After Granny served the meal, she went back to the kitchen and took off her apron. She and Mom put on their coats and walked out the back door to the nearby home of another widow who had a special-needs son.

“Come in Mrs. Fendall, come in Cecilia. I’m so glad you are here. I know you don’t have much time. I will get dinner on the table right away,” the Good Samaritan said. She offered food, as well as understanding, and temporary refuge.

Too soon, Granny had to return and clear the dirty dishes from her employer’s Christmas dinner table.  

Could things get worse?

Granny’s working situation didn’t improve in the new year. When a family friend saw Mom on North Railway Street a few days later, he bent over and hugged her.

“Cecilia, how are you? How is your mother?”

Mom couldn’t speak because of the huge lump in her throat. Staring down at her boots, she shook her head. James Bullivant, a father himself, grasped the situation from the pain written on the little girl’s face.

When Mr. Bullivant stopped Mom on the street not long after her father’s funeral, her despair touched him deeply.

“Come with me,” he said, turning toward his wagon. He lifted Mom up onto the seat, climbed up and flicked the reins on the horses’ harness.

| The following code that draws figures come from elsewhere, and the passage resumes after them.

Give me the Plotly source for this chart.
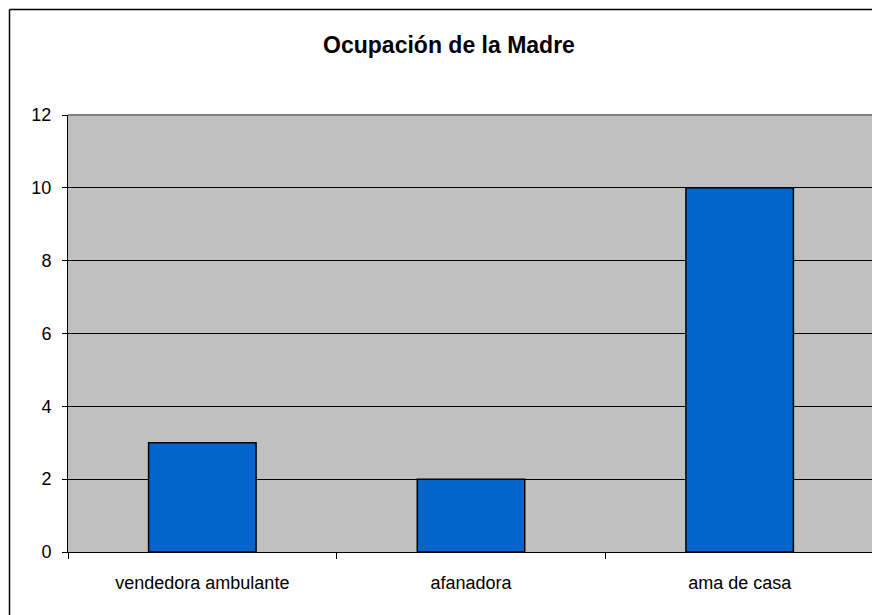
import plotly.graph_objects as go

categories = ["vendedora ambulante", "afanadora", "ama de casa"]
values = [3, 2, 10]
y_ticks = [0, 2, 4, 6, 8, 10, 12]
title_text = "Ocupación de la Madre"

# the page body has an 8px margin; the figure is sized so the plot lands where the reference has it
OFF = 8
W, H = 880 - OFF, 615 - OFF
L, R, T, B = 68 - OFF, 6, 115 - OFF, 63
pw, ph = W - L - R, H - T - B

fig = go.Figure()
fig.add_trace(go.Bar(
    x=categories, y=values,
    marker=dict(color="#0066CC", line=dict(color="#000000", width=1.5)),
    hoverinfo="x+y",
))

def px_x(p):
    return (p - OFF - L) / pw

def px_y(p):
    return (H - B - (p - OFF)) / ph

fig.update_layout(
    width=W, height=H,
    margin=dict(l=L, r=R, t=T, b=B, pad=0),
    paper_bgcolor="#FFFFFF",
    plot_bgcolor="#C0C0C0",
    bargap=0.60,
    showlegend=False,
    font=dict(family="Liberation Sans, Arial, sans-serif", size=18, color="#000000"),
    title=dict(
        text="<b>" + title_text + "</b>",
        x=(449 - OFF) / W, xref="container", xanchor="center",
        y=1 - (45 - OFF) / H, yref="container", yanchor="middle",
        font=dict(family="Liberation Sans, Arial, sans-serif", size=23, color="#000000"),
    ),
    xaxis=dict(
        type="category",
        showline=True, linecolor="#000000", linewidth=1,
        ticks="outside", tickson="boundaries", ticklen=6, tickcolor="#000000",
        showgrid=False, zeroline=False,
        ticklabelstandoff=14,
        range=[-0.5, 2.5],
    ),
    yaxis=dict(
        range=[0, 12], tickvals=y_ticks, ticktext=[str(v) for v in y_ticks],
        showline=True, linecolor="#000000", linewidth=1,
        ticks="outside", ticklen=5, tickcolor="#000000",
        showgrid=True, gridcolor="#000000", gridwidth=1,
        zeroline=False,
        ticklabelstandoff=7,
    ),
    shapes=[
        dict(type="line", xref="paper", yref="paper", x0=0, x1=1, y0=1, y1=1,
             line=dict(color="#808080", width=2), layer="above"),
        dict(type="line", xref="paper", yref="paper", x0=1, x1=1, y0=0, y1=1,
             line=dict(color="#808080", width=2), layer="above"),
        # outer chart border: only its left and top edges fall inside the view
        dict(type="line", xref="paper", yref="paper",
             x0=px_x(9.5), x1=px_x(9.5), y0=px_y(700), y1=px_y(9.5),
             line=dict(color="#000000", width=1.5), layer="above"),
        dict(type="line", xref="paper", yref="paper",
             x0=px_x(9.5), x1=px_x(1000), y0=px_y(9.5), y1=px_y(9.5),
             line=dict(color="#000000", width=1.5), layer="above"),
    ],
)

fig.write_html(
    "out.html",
    post_script="document.documentElement.style.overflow='hidden';document.body.style.overflow='hidden';",
)
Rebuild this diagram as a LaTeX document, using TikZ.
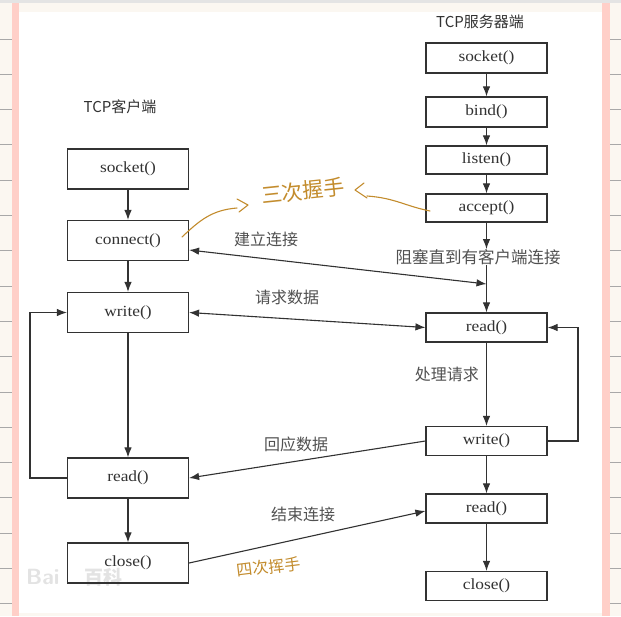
\documentclass[tikz,border=0pt]{standalone}
\usepackage{fontspec}
\setmainfont{Liberation Serif}
\newfontfamily\cjk{Noto Sans CJK SC}
\newfontfamily\boxfont[FakeStretch=1.12]{Liberation Serif}
\usetikzlibrary{arrows.meta,calc}
\definecolor{cream}{RGB}{251,247,241}
\definecolor{pinkstrip}{RGB}{255,207,200}
\definecolor{topbar}{RGB}{228,228,228}
\definecolor{marginline}{RGB}{168,168,168}
\definecolor{ink}{RGB}{50,50,50}
\definecolor{hw}{RGB}{195,140,45}
\tikzset{
  fn/.style={draw=ink, line width=1.2pt, minimum width=121pt, inner sep=0pt, font=\boxfont\fontsize{15.5}{15.5}\selectfont, text=ink},
  cbox/.style={fn, minimum height=40pt},
  sbox/.style={fn, minimum height=29pt},
  lbl/.style={font=\cjk\fontsize{16}{16}\selectfont, text=ink!85, inner sep=1pt},
  conn/.style={draw=ink, line width=1.1pt},
  arr/.style={conn, -{Latex[length=10pt,width=7.5pt]}},
  darr/.style={conn, {Latex[length=10pt,width=7.5pt]}-{Latex[length=10pt,width=7.5pt]}},
  hand/.style={draw=hw, line width=1.1pt, line cap=round, line join=round},
  handtext/.style={text=hw, font=\cjk\fontsize{21}{21}\selectfont}
}
\begin{document}
\begin{tikzpicture}[x=1pt,y=-1pt]
% background
\fill[cream] (0,0) rectangle (621,616);
\useasboundingbox (0,0) rectangle (621,616);
\fill[white] (19,12) rectangle (602,613);
\fill[topbar] (0,0) rectangle (621,3);
\fill[pinkstrip] (12,3) rectangle (19,616);
\fill[pinkstrip] (602,3) rectangle (610,616);
\foreach \k in {0,...,16}{
  \draw[marginline, line width=0.9pt] (0,{39+35.3*\k}) -- (12,{39+35.3*\k});
  \draw[marginline, line width=0.9pt] (610,{39+35.3*\k}) -- (621,{39+35.3*\k});
}
% watermark
\node[text=gray!22, font=\sffamily\bfseries\fontsize{22}{22}\selectfont, anchor=west, inner sep=0pt] (wm1) at (26,577) {Bai};
\node[text=gray!22, font=\cjk\bfseries\fontsize{19}{19}\selectfont, anchor=west, inner sep=0pt] (wm2) at (84,577) {百科};

% titles
\node[font=\cjk\fontsize{15}{15}\selectfont, text=ink] (ts) at (480,22) {TCP服务器端};
\node[font=\cjk\fontsize{15}{15}\selectfont, text=ink] (tc) at (120,107) {TCP客户端};

% client boxes
\node[cbox] (csock) at (128,169) {socket()};
\node[cbox] (cconn) at (128,240.5) {connect()};
\node[cbox] (cwrite) at (128,312.5) {write()};
\node[cbox] (cread) at (128,478) {read()};
\node[cbox] (cclose) at (128,563) {close()};

% server boxes
\node[sbox, minimum height=30pt] (ssock) at (486.5,58) {socket()};
\node[sbox, minimum height=30pt] (sbind) at (486.5,112) {bind()};
\node[sbox, minimum height=28pt] (slisten) at (486.5,160) {listen()};
\node[sbox, minimum height=28pt] (saccept) at (486.5,208) {accept()};
\node[sbox] (sread) at (486.5,327.5) {read()};
\node[sbox] (swrite) at (486.5,441) {write()};
\node[sbox] (sread2) at (486.5,508.5) {read()};
\node[sbox] (sclose) at (486.5,586) {close()};

\node[lbl, font=\cjk\fontsize{16.5}{16.5}\selectfont] (block) at (478,257) {阻塞直到有客户端连接};
\coordinate (blk) at (486.5,284);

% client vertical arrows
\draw[arr] (csock) -- (cconn);
\draw[arr] (cconn) -- (cwrite);
\draw[arr] (cwrite) -- (cread);
\draw[arr] (cread) -- (cclose);

% server vertical arrows
\draw[arr] (ssock) -- (sbind);
\draw[arr] (sbind) -- (slisten);
\draw[arr] (slisten) -- (saccept);
\draw[arr] (saccept.south) -- ([yshift=-1pt]block.north -| saccept.south);
\draw[arr] ([yshift=1pt]block.south -| sread.north) -- (sread.north);
\draw[arr] (sread) -- node[lbl, left=6pt, pos=0.38] (lp) {处理请求} (swrite);
\draw[arr] (swrite) -- (sread2);
\draw[arr] (sread2) -- (sclose);

% cross connectors
\draw[darr] ([yshift=-9.5pt]cconn.east) -- (blk);
\draw[darr] (cwrite.east) -- (sread.west);
\draw[arr] (swrite.west) -- (cread.east);
\draw[arr] (cclose.east) -- ([yshift=-2.5pt]sread2.west);

% labels
\node[lbl] (l1) at (266,239) {建立连接};
\node[lbl] (l2) at (287,297) {请求数据};
\node[lbl] (l3) at (296,444) {回应数据};
\node[lbl] (l4) at (303,514) {结束连接};

% loops
\coordinate (cl) at (30,478);
\draw[arr] (cread.west) -- (cl) |- (cwrite.west);
\coordinate (sl) at (578,441);
\draw[arr] (swrite.east) -- (sl) |- (sread.east);

% handwritten notes
\coordinate (h1s) at (182,237);
\coordinate (h1e) at (237,208);
\draw[hand] (h1s) .. controls (200,220) and (212,210) .. (h1e);
\coordinate (h1t) at (248,205);
\draw[hand] (237,199) -- (h1t) -- (239,212);
\node[handtext, rotate=6] (san) at (303,191) {三次握手};

\coordinate (h2s) at (430,211);
\coordinate (h2e) at (367,196);
\draw[hand] (h2s) .. controls (405,206) and (395,198) .. (h2e);
\coordinate (h2t) at (355,190);
\draw[hand] (364,183) -- (h2t) -- (367,198);

\node[handtext, font=\cjk\fontsize{16}{16}\selectfont, rotate=7] (si) at (269,567) {四次挥手};
\end{tikzpicture}
\end{document}
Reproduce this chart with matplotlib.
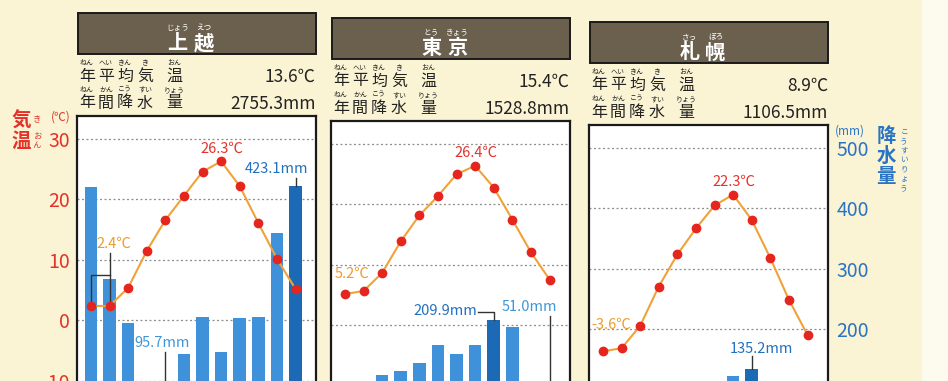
import numpy as np
import matplotlib.pyplot as plt
from matplotlib.patches import Rectangle

plt.rcParams['font.family'] = ['Noto Sans CJK JP', 'DejaVu Sans']
plt.rcParams['axes.unicode_minus'] = False

# --- data -------------------------------------------------------------
months = np.arange(12)

cities = ['上越', '東京', '札幌']
city_kana = [['じょう', 'えつ'], ['とう', 'きょう'], ['さっ', 'ぽろ']]
mean_temp = ['13.6℃', '15.4℃', '8.9℃']
annual_prec = ['2755.3mm', '1528.8mm', '1106.5mm']

joetsu_temp = [2.4, 2.4, 5.4, 11.5, 16.6, 20.6, 24.6, 26.3, 22.2, 16.1, 10.2, 5.2]
joetsu_prec = [421.0, 268.0, 196.0, 98.0, 95.7, 145.0, 206.0, 148.0, 204.0, 205.0, 345.0, 423.1]
tokyo_temp = [5.2, 5.7, 8.7, 13.9, 18.2, 21.4, 25.0, 26.4, 22.8, 17.5, 12.1, 7.6]
tokyo_prec = [52.3, 56.1, 117.5, 124.5, 137.8, 167.7, 153.5, 168.2, 209.9, 197.8, 92.5, 51.0]
sapporo_temp = [-3.6, -3.1, 0.6, 7.1, 12.4, 16.7, 20.5, 22.3, 18.1, 11.8, 4.9, -0.9]
sapporo_prec = [113.6, 94.0, 77.8, 56.8, 53.1, 46.8, 81.0, 123.8, 135.2, 108.7, 104.1, 111.7]

temps = [joetsu_temp, tokyo_temp, sapporo_temp]
precs = [joetsu_prec, tokyo_prec, sapporo_prec]

temp_ticks = [-10, 0, 10, 20, 30]
prec_ticks = [100, 200, 300, 400, 500]
prec_labels = ['', '200', '300', '400', '500']

row1 = ['年', '平', '均', '気', '温']
row1_kana = ['ねん', 'へい', 'きん', 'き', 'おん']
row2 = ['年', '間', '降', '水', '量']
row2_kana = ['ねん', 'かん', 'こう', 'すい', 'りょう']

# --- style ------------------------------------------------------------
W, H = 948, 381
BG = '#fbf4d4'
RED = '#e4322a'
ORANGE = '#eb9c2e'
LINE = '#f0a238'
BLUE = '#3f92da'
DBLUE = '#1c69b6'
TXT_DBLUE = '#2270c0'
TXT_LBLUE = '#3f97da'
AXBLUE = '#2a74c4'
BROWN = '#6b604e'

PXT = 10 / 60.5      # deg C per pixel
PXM = 100 / 60.5     # mm per pixel
TOP_T = 33.8

def fx(x):
    return x / W

def fy(y):
    return 1 - y / H

fig = plt.figure(figsize=(W / 100, H / 100), dpi=100)
fig.patch.set_facecolor(BG)
fig.add_artist(Rectangle((fx(922), 0), fx(W) - fx(922), 1, transform=fig.transFigure,
                         color='#fdfaee', zorder=0))

def ptext(x, y, s, **kw):
    kw.setdefault('ha', 'center')
    kw.setdefault('va', 'center')
    fig.text(fx(x), fy(y), s, **kw)

panel_x = [77, 331, 589]
panel_shift = [0, 5, 9]
pw = 239
ph = (TOP_T + 20) * 10 / PXM

axes = []
for i in range(3):
    x0, s = panel_x[i], panel_shift[i]
    top = 116 + s

    # header box
    fig.add_artist(Rectangle((fx(x0 + 1), fy(54 + s)), (pw - 1) / W, 41 / H,
                             transform=fig.transFigure, facecolor=BROWN,
                             edgecolor='#1a1a1a', lw=1.4))
    cx = x0 + pw / 2
    for k, off in enumerate([-19, 7]):
        ptext(cx + off, 43 + s, cities[i][k], color='white', fontsize=14.5, fontweight='bold')
        ptext(cx + off, 28 + s, city_kana[i][k], color='white', fontsize=5.5)

    for k, dx in enumerate([10, 29, 48, 68, 97]):
        ptext(x0 + dx, 76 + s, row1[k], fontsize=11.5, color='#222222')
        ptext(x0 + dx, 63 + s, row1_kana[k], fontsize=5, color='#222222')
        ptext(x0 + dx, 103 + s, row2[k], fontsize=11.5, color='#222222')
        ptext(x0 + dx, 90 + s, row2_kana[k], fontsize=5, color='#222222')
    ptext(x0 + pw, 77 + s, mean_temp[i], ha='right', fontsize=12.5, color='#222222')
    ptext(x0 + pw, 104 + s, annual_prec[i], ha='right', fontsize=12.5, color='#222222')

    ax = fig.add_axes([fx(x0), fy(top + ph), pw / W, ph / H])
    axp = ax.twinx()
    ax.set_zorder(axp.get_zorder() + 1)
    ax.patch.set_visible(False)
    axp.patch.set_visible(True)
    axp.patch.set_facecolor('white')

    ax.set_xlim(-0.75, 12.1)
    ax.set_ylim(-20, TOP_T)
    axp.set_ylim(0, (TOP_T + 20) * 10)

    prec = precs[i]
    imax = int(np.argmax(prec))
    colors = [DBLUE if m == imax else BLUE for m in months]
    axp.bar(months, prec, width=0.68, color=colors, zorder=2)
    axp.set_yticks(prec_ticks)
    axp.grid(axis='y', color='#8f8f8f', linestyle=(0, (1.6, 2.0)), lw=0.9)
    axp.set_axisbelow(True)

    ax.plot(months, temps[i], color=LINE, lw=1.5, zorder=3)
    ax.plot(months, temps[i], 'o', color='#e5261f', ms=6, zorder=4)

    for sp in ax.spines.values():
        sp.set_visible(False)
    for sp in axp.spines.values():
        sp.set_linewidth(1.6)
        sp.set_color('#1a1a1a')

    ax.tick_params(bottom=False, labelbottom=False, left=False, length=0)
    axp.tick_params(right=False, length=0)
    if i == 0:
        ax.set_yticks(temp_ticks)
        ax.set_yticklabels([str(t) for t in temp_ticks], color=RED, fontsize=14)
        ax.tick_params(axis='y', pad=5)
    else:
        ax.set_yticks([])
    if i == 2:
        axp.set_yticklabels(prec_labels, color=AXBLUE, fontsize=14)
        axp.tick_params(axis='y', pad=6)
    else:
        axp.set_yticklabels([])

    # max temperature label
    t = temps[i]
    jmax = int(np.argmax(t))
    ax.annotate(f'{t[jmax]}℃', (jmax, t[jmax]), xytext=(1, 13), textcoords='offset pixels',
                ha='center', va='center', color=RED, fontsize=10.5)
    axes.append((ax, axp))

lk = dict(color='#333333', lw=1.0)

# 上越
ax, axp = axes[0]
t, p = joetsu_temp, joetsu_prec
ax.plot([0, 0, 1], [t[0], t[0] + 31 * PXT, t[0] + 31 * PXT], zorder=2, **lk)
ax.plot([1, 1], [t[1], t[1] + 53 * PXT], zorder=2, **lk)
ax.annotate('2.4℃', (1, t[1]), xytext=(4, 62), textcoords='offset pixels',
            ha='center', va='center', color=ORANGE, fontsize=10.5)
axp.plot([11, 11], [p[11], p[11] + 8 * PXM], zorder=3, **lk)
axp.annotate('423.1mm', (11, p[11]), xytext=(-19, 17), textcoords='offset pixels',
             ha='center', va='center', color=TXT_DBLUE, fontsize=10.5)
axp.plot([4, 4], [p[4], p[4] + 32 * PXM], zorder=3, **lk)
axp.annotate('95.7mm', (4, p[4]), xytext=(-3, 41), textcoords='offset pixels',
             ha='center', va='center', color=TXT_LBLUE, fontsize=10.5)

# 東京
ax, axp = axes[1]
t, p = tokyo_temp, tokyo_prec
ax.annotate('5.2℃', (0, t[0]), xytext=(7, 20), textcoords='offset pixels',
            ha='center', va='center', color=ORANGE, fontsize=10.5)
yl = p[8] + 8 * PXM
axp.plot([8 - 16 / 18.6, 8, 8], [yl, yl, p[8]], zorder=3, **lk)
axp.annotate('209.9mm', (8, p[8]), xytext=(-17, 9), textcoords='offset pixels',
             ha='right', va='center', color=TXT_DBLUE, fontsize=10.5)
axp.plot([11, 11], [p[11], 216], zorder=3, **lk)
axp.annotate('51.0mm', (11, 230), xytext=(-20, 0), textcoords='offset pixels',
             ha='center', va='center', color=TXT_LBLUE, fontsize=10.5)

# 札幌
ax, axp = axes[2]
t, p = sapporo_temp, sapporo_prec
ax.annotate('-3.6℃', (0, t[0]), xytext=(8, 26), textcoords='offset pixels',
            ha='center', va='center', color=ORANGE, fontsize=10.5)
axp.plot([8, 8], [p[8], p[8] + 13 * PXM], zorder=3, **lk)
axp.annotate('135.2mm', (8, p[8]), xytext=(10, 20), textcoords='offset pixels',
             ha='center', va='center', color=TXT_DBLUE, fontsize=10.5)

# axis titles
ptext(21, 121, '気', color=RED, fontsize=14, fontweight='bold')
ptext(21, 141, '温', color=RED, fontsize=14, fontweight='bold')
ptext(37, 120, 'き', color=RED, fontsize=6)
ptext(37, 137, 'お', color=RED, fontsize=6)
ptext(37, 145, 'ん', color=RED, fontsize=6)
ptext(61, 117, '(℃)', color=RED, fontsize=8.5)

ptext(850, 131, '(mm)', color=AXBLUE, fontsize=8.5)
for k, ch in enumerate(['降', '水', '量']):
    ptext(886, 137 + k * 19.5, ch, color=AXBLUE, fontsize=14, fontweight='bold')
for k, ch in enumerate('こうすいりょう'):
    ptext(904, 132 + k * 9.3, ch, color=AXBLUE, fontsize=5.5)

fig.savefig('out.png', dpi=100, facecolor=BG)
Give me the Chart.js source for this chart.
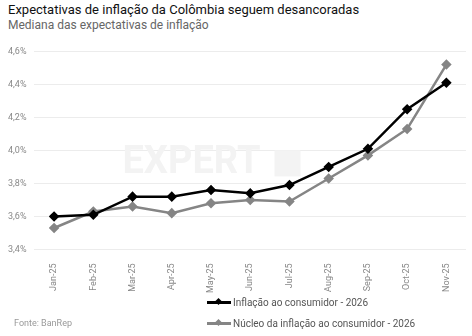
<!DOCTYPE html>
<html>
<head>
<meta charset="utf-8">
<script src="https://cdn.jsdelivr.net/npm/chart.js@4"></script>
<style>
  body { margin: 0; background: #fff; font-family: Roboto, sans-serif; }
  #wrap { position: relative; width: 472px; height: 336px; overflow: hidden; }
  #title { position: absolute; left: 8px; top: 2px; font-size: 13px; color: #111; }
  #subtitle { position: absolute; left: 8px; top: 18px; font-size: 12px; color: #666; }
  #chartBox { position: absolute; left: 0; top: 38px; width: 472px; height: 261px; }
  #source { position: absolute; left: 14px; top: 318px; font-size: 9px; color: #999; }
  #legend { position: absolute; left: 207px; top: 292px; font-size: 10px; color: #555; }
  .item { height: 21px; display: flex; align-items: center; }
  .swatch { position: relative; width: 24px; height: 3px; margin-right: 2px; }
  .swatch i { position: absolute; left: 9px; top: -2px; width: 5px; height: 5px; transform: rotate(45deg); }
</style>
</head>
<body>
<div id="wrap">
  <div id="title">Expectativas de inflação da Colômbia seguem desancoradas</div>
  <div id="subtitle">Mediana das expectativas de inflação</div>
  <div id="chartBox"><canvas id="chart"></canvas></div>
  <div id="legend"></div>
  <div id="source">Fonte: BanRep</div>
</div>
<script>
// meses
const months = ['Jan-25','Feb-25','Mar-25','Apr-25','May-25','Jun-25','Jul-25','Aug-25','Sep-25','Oct-25','Nov-25'];

// séries (% a.a.)
const inflacao = [3.60, 3.61, 3.72, 3.72, 3.76, 3.74, 3.79, 3.90, 4.01, 4.25, 4.41];
const nucleo = [3.53, 3.63, 3.66, 3.62, 3.68, 3.70, 3.69, 3.83, 3.97, 4.13, 4.52];

const seriesNames = ['Inflação ao consumidor - 2026', 'Núcleo da inflação ao consumidor - 2026'];
const seriesColors = ['#000000', '#858585'];

// eixo y
const yMin = 3.4, yMax = 4.6, yStep = 0.2;

// marca d'água
const watermark = {
  id: 'watermark',
  beforeDatasetsDraw(chart) {
    const { ctx, chartArea } = chart;
    ctx.save();
    ctx.fillStyle = '#f3f3f3';
    ctx.font = 'bold 38px Roboto, sans-serif';
    ctx.textBaseline = 'middle';
    const x = chartArea.left + 88;
    const y = chartArea.top + 112;
    ctx.fillText('EXPERT', x, y);
    ctx.fillRect(x + 152, y - 13, 26, 26);
    ctx.restore();
  }
};

const datasets = [inflacao, nucleo].map((d, i) => ({
  label: seriesNames[i],
  data: d,
  borderColor: seriesColors[i],
  backgroundColor: seriesColors[i],
  borderWidth: 2.5,
  pointStyle: 'rectRot',
  pointRadius: 3.5,
  pointHoverRadius: 3.5,
  tension: 0
}));

new Chart(document.getElementById('chart'), {
  type: 'line',
  data: { labels: months, datasets: datasets },
  options: {
    responsive: true,
    maintainAspectRatio: false,
    animation: false,
    layout: { padding: { top: 8, right: 3, left: 0, bottom: 0 } },
    plugins: { legend: { display: false }, tooltip: { enabled: false } },
    scales: {
      x: {
        offset: true,
        grid: { display: false },
        border: { display: false },
        ticks: {
          minRotation: 90, maxRotation: 90,
          color: '#888',
          font: { family: 'Roboto', size: 9 },
          padding: 6
        }
      },
      y: {
        min: yMin, max: yMax,
        grid: { color: '#ececec', drawTicks: false },
        border: { display: false },
        ticks: {
          stepSize: yStep,
          color: '#888',
          font: { family: 'Roboto', size: 9 },
          padding: 8,
          callback: v => v.toFixed(1).replace('.', ',') + '%'
        }
      }
    }
  },
  plugins: [watermark]
});

// legenda
const legend = document.getElementById('legend');
seriesNames.forEach((name, i) => {
  const row = document.createElement('div');
  row.className = 'item';
  row.innerHTML = `<span class="swatch" style="background:${seriesColors[i]}"><i style="background:${seriesColors[i]}"></i></span>${name}`;
  legend.appendChild(row);
});
</script>
</body>
</html>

“Let’s go and see your mother.”

A decision reached

The man and child went quietly to the back door of Granny’s place of employment, where she was hard at work in the kitchen. After a few words were exchanged, the child and the caring man returned to his wagon. He carried a scuffed portmanteau filled with Mom’s clothes, her books and a doll.

“You’ll stay with us for a while, Cecilia. Things will get better. You’ll see,” he said. 

The New Year proved as bleak as the day of the funeral. Granny mourned both the loss of Grandpa and her inability to provide a satisfactory home for her only child. The horror of having been orphaned herself at Cecilia’s age haunted Granny day and night.

A ray of hope

It came as a great relief when a Scotsman from the foothills near DeWinton, sent word that he wanted to hire a housekeeper/cook.

Was Granny interested in working for the bachelor?

Of course, Mom would be welcome at Dave Wylie’s farm, too. Granny was indeed interested, but conventions had to be considered.

She wrote a letter asking the World War I veteran’s elderly mother for permission to accept the job. By return mail, the dear lady responded that it would be the best thing for both of them.

Thus, Granny quit her job in Okotoks. She and Mom packed up and went to live with Dave, whom Granny married some years later.

Life goes on

While it was a good, safe home, it could never replace the one Mom had known with her mother and dad.

Years later, Mom married my father and in due course, we four children were born. Our family lived on the farm that my maternal grandparents had bought in the foothills west of Okotoks in 1918.

Although it was a good life, it required hard physical labor and money was scarce. Over the years, we also endured disappointments, losses and several debilitating physical injuries.

Yet, Mom set the example for weathering the various storms. She always found peace and savored small pleasures.

Her burdens were softened by her faith and a loving family.

Extending love to one and all

Mom drew comfort from the kindness of some while shrugging off the callousness of others just as she had during that terrible Christmastime after her father died.

Rather than crusted with bitterness, Mom’s heart was etched with generosity and love.

Mom carried the spirit of Christmas in her heart all the days of her life.

Isn’t it ironic that Mom should die on a Christmas Eve? The date was December 24, 2002.

That old farm in the foothills is still in our family. The Alberta Century Farm and Ranch Award it received in 2018 is a testament to the courage and determination of our parents and maternal grandparents. They all would share our pride in this recognition, but none more so than Mom.

*    *   *

Merry Christmas to all my wonderful readers. Thank you for the privilege of sharing my stories with you.